Data from Google Trends showing search volumes for the terms "peach" (left) and "tomato" (right) for California users and Massachusetts users. The growing season in Massachusetts starts later and is much shorter than in California. There’s a tight correlation of this with Google’s search volumes for those terms.
If it’s the dead of winter and there’s a foot of snow on the ground (incidentally, not the best time to eat out at restaurants specializing in local, organic fare), finding produce with "good flavor" can be a real challenge. You will have to work harder to produce flavors on par with those in summer meals. Working with the seasons means adapting the menu. There’s a reason why classic French winter dishes like cassoulet (traditionally made with beans and slow-cooked meats, but that description does not do this amazing dish justice—I make mine with duck confit, bacon, sausage, and beans, then slow roast it overnight) and coq au vin (stewed chicken in wine) use cellar vegetables such as onions, carrots, turnips, and potatoes and slow, long-cooking simmers to tenderize tougher cuts of meat. I can’t imagine eating cassoulet mid-summer, let alone venting the heat generated from keeping the oven on for that long. Yet in the dead of winter, nothing’s better.
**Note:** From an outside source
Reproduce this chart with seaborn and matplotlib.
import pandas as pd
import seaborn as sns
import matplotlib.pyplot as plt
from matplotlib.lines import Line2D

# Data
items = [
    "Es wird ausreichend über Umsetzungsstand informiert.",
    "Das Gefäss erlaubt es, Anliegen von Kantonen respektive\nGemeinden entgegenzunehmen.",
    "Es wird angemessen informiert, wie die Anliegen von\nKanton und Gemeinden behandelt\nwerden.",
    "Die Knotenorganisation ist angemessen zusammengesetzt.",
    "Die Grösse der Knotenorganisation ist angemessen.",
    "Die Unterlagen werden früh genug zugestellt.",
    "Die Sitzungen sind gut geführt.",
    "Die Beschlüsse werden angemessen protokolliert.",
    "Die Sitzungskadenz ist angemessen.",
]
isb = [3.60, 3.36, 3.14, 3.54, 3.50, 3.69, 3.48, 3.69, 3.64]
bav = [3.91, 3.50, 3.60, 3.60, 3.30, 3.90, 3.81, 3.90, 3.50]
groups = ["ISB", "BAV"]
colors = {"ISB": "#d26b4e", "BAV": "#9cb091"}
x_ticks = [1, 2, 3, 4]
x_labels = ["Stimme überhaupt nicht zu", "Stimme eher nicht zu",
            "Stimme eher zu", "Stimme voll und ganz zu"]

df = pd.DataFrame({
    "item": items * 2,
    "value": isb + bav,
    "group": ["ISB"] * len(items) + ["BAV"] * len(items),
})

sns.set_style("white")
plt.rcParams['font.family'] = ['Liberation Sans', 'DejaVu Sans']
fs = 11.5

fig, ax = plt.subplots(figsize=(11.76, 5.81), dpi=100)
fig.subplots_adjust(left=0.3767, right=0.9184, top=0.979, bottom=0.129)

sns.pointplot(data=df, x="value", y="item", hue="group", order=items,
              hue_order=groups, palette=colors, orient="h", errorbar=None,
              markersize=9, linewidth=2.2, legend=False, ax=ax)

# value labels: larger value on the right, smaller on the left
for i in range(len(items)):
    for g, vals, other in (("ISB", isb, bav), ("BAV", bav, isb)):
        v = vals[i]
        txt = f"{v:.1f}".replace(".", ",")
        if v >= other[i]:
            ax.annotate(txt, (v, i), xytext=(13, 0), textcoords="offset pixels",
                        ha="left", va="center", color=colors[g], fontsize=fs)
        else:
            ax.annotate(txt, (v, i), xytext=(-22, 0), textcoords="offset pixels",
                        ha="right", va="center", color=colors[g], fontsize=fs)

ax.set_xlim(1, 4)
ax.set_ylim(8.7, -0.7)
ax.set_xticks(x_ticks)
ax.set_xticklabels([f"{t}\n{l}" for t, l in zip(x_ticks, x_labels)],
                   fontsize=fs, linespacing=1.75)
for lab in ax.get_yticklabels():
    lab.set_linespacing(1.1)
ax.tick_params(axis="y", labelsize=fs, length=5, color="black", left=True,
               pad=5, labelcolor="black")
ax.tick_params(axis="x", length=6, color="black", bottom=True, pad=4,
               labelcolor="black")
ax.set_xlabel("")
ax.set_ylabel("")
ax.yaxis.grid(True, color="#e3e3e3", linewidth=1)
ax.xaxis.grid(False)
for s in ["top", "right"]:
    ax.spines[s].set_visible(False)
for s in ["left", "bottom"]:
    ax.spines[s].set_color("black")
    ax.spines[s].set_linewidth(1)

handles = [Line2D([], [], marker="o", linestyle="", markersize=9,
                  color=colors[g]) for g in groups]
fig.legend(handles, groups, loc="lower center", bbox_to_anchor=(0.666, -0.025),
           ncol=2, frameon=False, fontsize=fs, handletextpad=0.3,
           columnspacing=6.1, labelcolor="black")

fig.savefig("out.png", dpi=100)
Seasonality chart for fruits and vegetables in New England. Fruits have a shorter season than vegetables, and only a few vegetables survive past the first frost. Some plants can’t tolerate the hottest part of the year; others do best during those times. If you live in the Bay Area or New York, see http://www.localfoodswheel.com for a nifty "what’s in season" wheel chart.
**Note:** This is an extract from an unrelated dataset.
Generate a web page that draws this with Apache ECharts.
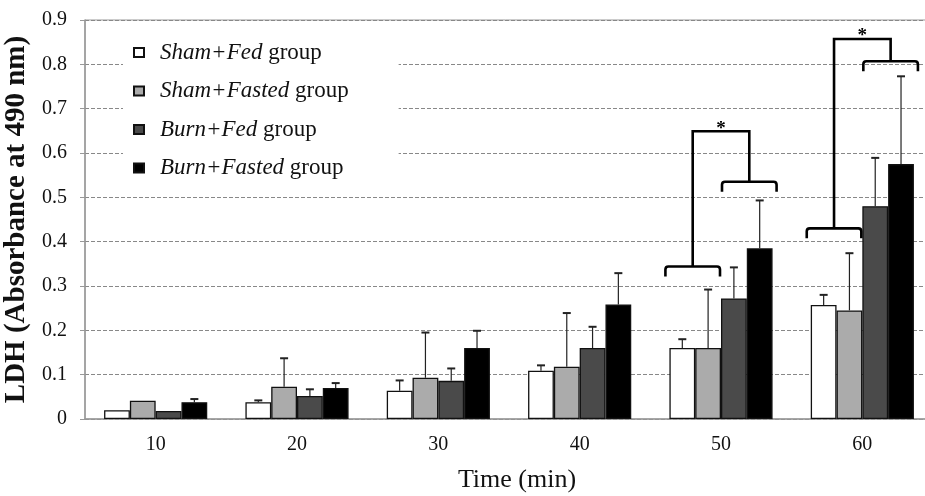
<!DOCTYPE html>
<html>
<head>
<meta charset="utf-8">
<script src="https://cdn.jsdelivr.net/npm/echarts@6/dist/echarts.min.js"></script>
<style>
  html, body { margin: 0; padding: 0; background: #fff; }
  #chart { width: 925px; height: 496px; }
</style>
</head>
<body>
<div id="chart"></div>
<script>
// 横坐标：时间 (min)
var categories = ['10', '20', '30', '40', '50', '60'];
var groupNames = ['Sham+Fed', 'Sham+Fasted', 'Burn+Fed', 'Burn+Fasted'];
var groupColors = ['#ffffff', '#ababab', '#4a4a4a', '#000000'];

// 柱高（均值）
var shamFed     = [0.020, 0.038, 0.064, 0.109, 0.160, 0.257];
var shamFasted  = [0.041, 0.073, 0.093, 0.118, 0.160, 0.245];
var burnFed     = [0.018, 0.052, 0.086, 0.160, 0.272, 0.480];
var burnFasted  = [0.038, 0.070, 0.160, 0.258, 0.385, 0.575];

// 误差线顶端
var shamFedErr    = [0.020, 0.042, 0.087, 0.121, 0.180, 0.280];
var shamFastedErr = [0.041, 0.137, 0.195, 0.239, 0.292, 0.374];
var burnFedErr    = [0.018, 0.067, 0.114, 0.208, 0.342, 0.589];
var burnFastedErr = [0.045, 0.081, 0.199, 0.329, 0.493, 0.773];

// 显著性括号: [类别序号, 左括号高度, 右括号高度, 顶部高度]
var brackets = [
  [4, 0.344, 0.535, 0.649],
  [5, 0.430, 0.807, 0.857]
];

var yTicks = [0, 0.1, 0.2, 0.3, 0.4, 0.5, 0.6, 0.7, 0.8, 0.9];

var values = [shamFed, shamFasted, burnFed, burnFasted];
var errs = [shamFedErr, shamFastedErr, burnFedErr, burnFastedErr];

var SERIF = '"Liberation Serif", "Times New Roman", serif';
var BAR_SHARE = 0.73; // 四根柱子占类别宽度的比例

function barX(api, cat, k) {
  var band = api.size([1, 0])[0];
  var w = band * BAR_SHARE / 4;
  return api.coord([cat, 0])[0] + (k - 1.5) * w;
}

var series = [];
groupNames.forEach(function (name, k) {
  series.push({
    name: name,
    type: 'bar',
    data: values[k],
    barGap: '0%',
    barCategoryGap: '27%',
    itemStyle: { color: groupColors[k], borderColor: '#111', borderWidth: 1.3 }
  });
});
// 误差线
groupNames.forEach(function (name, k) {
  series.push({
    type: 'custom',
    silent: true,
    z: 5,
    data: categories.map(function (c, i) { return [i, values[k][i], errs[k][i]]; }),
    renderItem: function (params, api) {
      var i = api.value(0);
      var x = barX(api, i, k);
      var y0 = api.coord([i, api.value(1)])[1];
      var y1 = api.coord([i, api.value(2)])[1];
      if (y0 - y1 < 1) return null;
      return {
        type: 'group',
        children: [
          { type: 'line', shape: { x1: x, y1: y0, x2: x, y2: y1 }, style: { stroke: '#222', lineWidth: 1.2 } },
          { type: 'line', shape: { x1: x - 4, y1: y1, x2: x + 4, y2: y1 }, style: { stroke: '#222', lineWidth: 2 } }
        ]
      };
    }
  });
});
// 括号和星号
series.push({
  type: 'custom',
  silent: true,
  z: 6,
  data: brackets,
  renderItem: function (params, api) {
    var i = api.value(0);
    var band = api.size([1, 0])[0];
    var w = band * BAR_SHARE / 4;
    var c = api.coord([i, 0])[0];
    var yl = api.coord([i, api.value(1)])[1];
    var yr = api.coord([i, api.value(2)])[1];
    var yt = api.coord([i, api.value(3)])[1];
    var h = 10, r = 3;
    function brace(x1, x2, y) {
      return 'M' + x1 + ',' + (y + h) + ' L' + x1 + ',' + (y + r) +
        ' Q' + x1 + ',' + y + ' ' + (x1 + r) + ',' + y +
        ' L' + (x2 - r) + ',' + y +
        ' Q' + x2 + ',' + y + ' ' + x2 + ',' + (y + r) +
        ' L' + x2 + ',' + (y + h);
    }
    var lx1 = c - 2 * w - 4, lx2 = c - 1;
    var rx1 = c + 1, rx2 = c + 2 * w + 4;
    var lm = (lx1 + lx2) / 2, rm = (rx1 + rx2) / 2;
    var style = { stroke: '#000', lineWidth: 2.6, fill: null };
    return {
      type: 'group',
      children: [
        { type: 'path', shape: { pathData: brace(lx1, lx2, yl) }, style: style },
        { type: 'path', shape: { pathData: brace(rx1, rx2, yr) }, style: style },
        { type: 'polyline', shape: { points: [[lm, yl], [lm, yt], [rm, yt], [rm, yr]] }, style: style },
        { type: 'text', style: { text: '*', x: (lm + rm) / 2, y: yt + 7, textAlign: 'center', textVerticalAlign: 'bottom',
          font: 'bold 19px ' + SERIF, fill: '#000' } }
      ]
    };
  }
});

var option = {
  backgroundColor: '#fff',
  animation: false,
  grid: {
    left: 85, top: 20, bottom: 77, width: 848,
    outerBoundsMode: 'none', containLabel: false,
    show: true, borderColor: '#999', borderWidth: 1
  },
  legend: {
    orient: 'vertical',
    left: 123,
    top: 33,
    padding: [8, 50, 8, 10],
    backgroundColor: '#fff',
    icon: 'rect',
    itemWidth: 10,
    itemHeight: 9,
    itemGap: 15.5,
    data: groupNames,
    formatter: function (name) { return '{i|' + name + '} group'; },
    textStyle: {
      fontFamily: SERIF, fontSize: 23, color: '#111', lineHeight: 23, padding: [0, 0, 0, 11],
      rich: { i: { fontFamily: SERIF, fontSize: 23, fontStyle: 'italic', color: '#111', lineHeight: 23 } }
    }
  },
  xAxis: {
    type: 'category',
    data: categories,
    name: 'Time (min)',
    nameLocation: 'middle',
    nameGap: 48,
    nameTextStyle: { fontFamily: SERIF, fontSize: 26, color: '#111', padding: [0, 0, 0, 16] },
    axisLine: { lineStyle: { color: '#999', width: 1.5 } },
    axisTick: { length: 6, lineStyle: { color: '#999' } },
    axisLabel: { fontFamily: SERIF, fontSize: 20, color: '#111', margin: 16 }
  },
  yAxis: {
    type: 'value',
    min: 0,
    max: 0.9,
    interval: 0.1,
    name: 'LDH (Absorbance at 490 nm)',
    nameLocation: 'middle',
    nameGap: 52,
    nameTextStyle: { fontFamily: SERIF, fontSize: 29, fontWeight: 'bold', color: '#111' },
    axisLine: { show: true, lineStyle: { color: '#999', width: 1.5 } },
    axisTick: { show: true, length: 5, lineStyle: { color: '#999' } },
    axisLabel: {
      fontFamily: SERIF, fontSize: 20, color: '#111', margin: 18,
      formatter: function (v) {
        var t = yTicks.filter(function (s) { return Math.abs(s - v) < 1e-6; })[0];
        return t === undefined ? '' : String(t);
      }
    },
    splitLine: { show: true, lineStyle: { color: '#888', type: [4, 2], width: 1 } }
  },
  series: series
};

var myChart = echarts.init(document.getElementById('chart'));
myChart.setOption(option);
</script>
</body>
</html>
Consider the following three soups: gazpacho, butternut squash, and white bean and garlic. The ingredients used in gazpacho and butternut squash soup are seasonal, so they tend to be made in the summer and autumn, respectively (of course, modern agricultural practices have greatly extended the availability of seasonal ingredients, and your climate might be more temperate than the sources of these traditions). White bean and garlic soup, on the other hand, uses pantry goods that can be had at any time of year. Thus, it is traditionally thought of as a winter soup, because it’s one of the few dishes that can be made that time of year.
Gazpacho (Summer)
Purée, using an immersion blender or food processor:
2 large (500g) tomatoes, peeled, with seeds removed
Transfer the puréed tomato to a large bowl. Add:
1 (150g) cucumber, peeled and seeded
1 cob (125g) corn, grilled or broiled and cut off the cob
1 (100g) sweet red bell pepper, grilled or broiled
½ small (30g) red onion, thinly sliced, soaked in water, and drained
2 tablespoons (20g) olive oil
2 cloves (6g) garlic, minced or pressed through a garlic press
1 teaspoon (4g) white wine vinegar or champagne vinegar
½ teaspoon (1g) salt
Stir to combine. Adjust salt to taste and add ground black pepper as desired.
Notes
The weights in this recipe are for the prepared ingredients (i.e., after removing seeds, trimming stems, or soaking).
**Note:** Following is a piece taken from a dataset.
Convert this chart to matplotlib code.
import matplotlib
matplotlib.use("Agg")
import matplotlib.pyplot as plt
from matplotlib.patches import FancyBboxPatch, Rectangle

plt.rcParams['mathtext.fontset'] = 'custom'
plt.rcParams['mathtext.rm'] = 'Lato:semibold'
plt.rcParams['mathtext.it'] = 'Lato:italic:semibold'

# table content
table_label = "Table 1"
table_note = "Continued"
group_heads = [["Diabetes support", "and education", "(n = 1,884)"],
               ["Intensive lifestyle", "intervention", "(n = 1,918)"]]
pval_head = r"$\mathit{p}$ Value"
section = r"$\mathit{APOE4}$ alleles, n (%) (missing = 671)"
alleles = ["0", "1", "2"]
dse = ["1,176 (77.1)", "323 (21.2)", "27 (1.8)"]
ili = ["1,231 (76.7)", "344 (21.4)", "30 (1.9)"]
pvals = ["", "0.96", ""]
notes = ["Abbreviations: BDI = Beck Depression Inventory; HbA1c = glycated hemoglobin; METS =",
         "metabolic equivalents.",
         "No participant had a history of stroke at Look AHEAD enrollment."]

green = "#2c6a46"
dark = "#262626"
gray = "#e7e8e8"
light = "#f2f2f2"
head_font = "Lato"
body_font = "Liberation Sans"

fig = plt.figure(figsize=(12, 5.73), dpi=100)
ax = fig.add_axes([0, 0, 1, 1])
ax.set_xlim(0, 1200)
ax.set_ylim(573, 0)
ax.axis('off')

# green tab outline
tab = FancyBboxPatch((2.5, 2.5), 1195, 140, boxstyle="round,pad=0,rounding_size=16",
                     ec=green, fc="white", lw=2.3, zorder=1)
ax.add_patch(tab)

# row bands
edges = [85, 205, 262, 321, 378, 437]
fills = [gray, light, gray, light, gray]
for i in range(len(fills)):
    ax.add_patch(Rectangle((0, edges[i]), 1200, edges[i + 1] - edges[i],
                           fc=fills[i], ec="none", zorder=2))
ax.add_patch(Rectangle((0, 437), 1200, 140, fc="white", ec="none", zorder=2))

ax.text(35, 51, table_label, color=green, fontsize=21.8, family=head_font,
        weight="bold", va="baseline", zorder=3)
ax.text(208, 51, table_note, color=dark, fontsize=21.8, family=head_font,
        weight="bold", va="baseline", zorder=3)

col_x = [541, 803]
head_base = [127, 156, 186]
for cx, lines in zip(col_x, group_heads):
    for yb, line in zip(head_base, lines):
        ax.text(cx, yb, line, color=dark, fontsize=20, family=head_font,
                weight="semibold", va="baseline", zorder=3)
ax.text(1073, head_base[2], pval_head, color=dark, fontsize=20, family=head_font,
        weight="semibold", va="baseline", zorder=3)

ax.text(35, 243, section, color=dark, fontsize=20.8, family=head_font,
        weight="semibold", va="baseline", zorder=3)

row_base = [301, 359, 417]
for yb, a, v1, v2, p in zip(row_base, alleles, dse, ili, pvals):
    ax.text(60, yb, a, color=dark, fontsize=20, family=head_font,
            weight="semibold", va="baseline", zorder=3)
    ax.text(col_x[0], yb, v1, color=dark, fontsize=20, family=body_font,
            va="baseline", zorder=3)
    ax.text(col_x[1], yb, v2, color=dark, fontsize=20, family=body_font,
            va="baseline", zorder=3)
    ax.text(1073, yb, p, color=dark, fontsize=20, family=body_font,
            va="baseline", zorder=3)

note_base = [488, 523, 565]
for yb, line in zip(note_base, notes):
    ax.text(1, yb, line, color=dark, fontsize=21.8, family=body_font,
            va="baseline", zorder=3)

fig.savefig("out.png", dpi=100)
If you prefer a smooth gazpacho, purée all of the ingredients at the end. Or, add a portion of the veggies, purée, and then add the remainder to achieve a partly smooth, partly chunky texture. It’s all about your preference!
Gazpacho is one of those dishes that is really about the fresh ingredients that you have on hand. There’s no mechanical or chemical reason for these quantities to be written as they are, so add more of this, less of that, whatever you like to suit your tastes. Try expanding this recipe to include other ingredients, such as hot peppers or fresh herbs.
Grilling or broiling the corn and bell peppers adds a smoked flavor to the soup, due to the chemical reactions that take place at higher heat, as we’ll discuss later in this book. You might find you prefer a "raw" version of this soup. Or, if you really like the smoky flavor, try adding some "liquid smoke" to amp it up.
Note
Whenever you see a recipe calling for a grilled vegetable, you should default to rubbing it with a light coating of olive oil before grilling it, because this will prevent the vegetable from drying out while cooking.
How to Peel a Tomato
I have a friend whose boyfriend tried to make her a surprise din
ner involving tomato soup, but he didn’t know how to peel tomatoes. She came home to find her guy frantically trying to use a vegetable peeler on the tomatoes to no avail...
To peel tomatoes, drop them in boiling water for a few seconds and then pull them out with tongs or a mesh spider, and then just pull the skins off. You can cut an "x" shape into the skin before blanching, although I find the skin on some varieties of tomatoes will pull back regardless, as long as the water is at a full rolling boil. Experiment to see if it makes a difference!
Butternut Squash Soup (Fall)
Purée in a food processor or with an immersion blender:
2 cups (660g) butternut squash, peeled, cubed, and roasted (about 1 medium squash)
2 cups (470g) chicken, turkey, or vegetable stock
1 small (130g) yellow onion, diced and sautéed
½ teaspoon (1g) salt (adjust to taste)
Notes
As with the gazpacho recipe, the weights are for the prepared ingredients and only rough suggestions. So, prepare each item individually. For example, for the squash, peel it, then coat it with olive oil, sprinkle it with salt, and roast it in the oven at a temperature around 400–425°F / 200–220°C until it begins to brown. When you go to purée the ingredients, hold back some of the squash and some of the stock, taste the purée, and see which you think it needs. Want it thicker? Add more squash. Thinner? Add more stock.